Day 3 was the longest day. Most people were afraid of this stage as we had to cover 87km but had 34 hrs. to complete it. I knew I could do the distance and as I love running in the night, I was looking forward enjoying the time in the darkness. I was, however, afraid of the amount of sand that we had to cover. My best bit was the route through the dense vegetation. I danced my way between bushes, cacti, trees and darkness while following the little lights that looked like a chain of sparkly Christmas lights guiding me to the next checkpoint. This was my best stage and I came 11th overall.
I had now completed 178km. I had managed to get some great blisters on both heels and around 7 of my toes. While I was running I didn’t really notice the pain of the blisters but once I stopped and took off my shoes I could feel the pain.
The next 3 days were my hardest. I had a great rhythm going and my body was used to the distance now, however I was starting to lack energy. I also noticed that the muscle in my left thigh was sore. This wasn’t making my running any easier but I kept pushing on just focusing on getting through to the next checkpoint and then to the next one. It worked, but when I crossed the finish line on Stage 5 I cried, as I was utterly exhausted. Thankfully my tent mates were there with big cuddles and tissues.
On the morning of Stage 6 I woke feeling exhausted. The night had been freezing cold yet I had been overheating. I had been feverish, super-hot one minute then very cold the next. I got little sleep and when I did, I would wake up sweating.
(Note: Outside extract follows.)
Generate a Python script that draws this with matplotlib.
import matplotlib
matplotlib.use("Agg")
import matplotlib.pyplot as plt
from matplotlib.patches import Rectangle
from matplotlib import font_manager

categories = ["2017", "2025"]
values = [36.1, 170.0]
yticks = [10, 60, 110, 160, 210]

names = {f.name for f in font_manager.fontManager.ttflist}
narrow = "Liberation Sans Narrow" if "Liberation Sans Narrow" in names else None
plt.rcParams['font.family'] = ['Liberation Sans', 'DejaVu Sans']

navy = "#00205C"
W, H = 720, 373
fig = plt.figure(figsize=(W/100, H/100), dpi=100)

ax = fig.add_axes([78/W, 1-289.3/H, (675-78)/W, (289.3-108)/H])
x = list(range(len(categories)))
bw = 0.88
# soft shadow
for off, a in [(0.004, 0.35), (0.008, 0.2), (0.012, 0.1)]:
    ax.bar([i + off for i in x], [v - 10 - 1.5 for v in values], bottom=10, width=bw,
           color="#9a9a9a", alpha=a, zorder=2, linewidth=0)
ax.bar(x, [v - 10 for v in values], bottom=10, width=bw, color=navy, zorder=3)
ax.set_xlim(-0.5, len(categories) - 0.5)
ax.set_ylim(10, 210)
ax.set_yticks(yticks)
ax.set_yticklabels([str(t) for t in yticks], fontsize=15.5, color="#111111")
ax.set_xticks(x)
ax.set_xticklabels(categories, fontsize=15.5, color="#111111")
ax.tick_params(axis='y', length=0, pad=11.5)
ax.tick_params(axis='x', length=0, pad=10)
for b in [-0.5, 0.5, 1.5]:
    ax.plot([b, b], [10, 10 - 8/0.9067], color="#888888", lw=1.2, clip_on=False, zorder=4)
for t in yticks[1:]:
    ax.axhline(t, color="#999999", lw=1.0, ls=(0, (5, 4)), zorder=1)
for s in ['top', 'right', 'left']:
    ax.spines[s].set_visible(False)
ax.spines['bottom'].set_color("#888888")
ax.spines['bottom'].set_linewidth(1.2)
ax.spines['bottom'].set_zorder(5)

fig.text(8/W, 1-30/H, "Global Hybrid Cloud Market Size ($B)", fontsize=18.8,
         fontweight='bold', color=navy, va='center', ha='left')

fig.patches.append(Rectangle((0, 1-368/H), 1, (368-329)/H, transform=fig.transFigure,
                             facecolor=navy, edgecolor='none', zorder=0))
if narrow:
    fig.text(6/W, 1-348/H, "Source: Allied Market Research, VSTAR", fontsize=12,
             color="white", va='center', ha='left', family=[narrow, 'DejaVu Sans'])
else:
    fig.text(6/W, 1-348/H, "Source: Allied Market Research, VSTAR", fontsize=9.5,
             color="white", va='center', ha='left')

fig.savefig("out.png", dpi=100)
I told myself that I just had to get to the finish line. I was in the last group starting at 8am, which meant we started in daylight. The group started slowly and stayed together but I found it hard to keep up with them, which was disheartening. The blisters on my feet hurt, my leg hurt and I felt shattered. I caught up to Yuri and stuck with him, running and walking when he did, and we stayed together for the last 3 or 4 kms. It was great to chat with him and that took my mind of me. We crossed the finished line together and I don’t remember much apart from bursting out crying again, whilst hugging the fantastic organisers Tess and Colin Geddes.
I did it. I had completed the Grand To Grand ultra-marathon and even though I suffered through the last few days I thoroughly enjoyed every minute of my adventure. I even surprised myself by coming 3rd Lady and 15th overall in a total time of 41hours 21 minutes. I found out later on that day that one of my blisters had actually become infected and the infection had spread all the way up my leg. This was what was causing my exhaustion and sore leg. Thankfully the medics were still around and were able to give me antibiotics to help clear the infection.
This race taught me that when times are hard you can still reach your goal, it just might require more effort or a different approach, but with your own belief that you can do it, you can make it happen. When I think about my hard times I realise that they are insignificant in comparison to some others in the world. This is one of the reasons why I dedicated this run to helping a charity close to my heart, The Gracias Foundation.
Gracias’s mission is to empower vulnerable and impoverished women and children with holistic resources to lead dignified and self-sustainable lives. They work with small grassroots organizations that are already catalysing social change in their communities but just need an extra boost to maximize their impact – like the safe house in the Congo that heals young women and girl survivors of sexual violence, or the youth home in Ethiopia that cares for adolescent orphans living with HIV.
Their philosophy is that lots of small acts of kindness can add up to big mountains of change. And giving from a place of gratitude (not guilt) can transform your own life and the lives of others.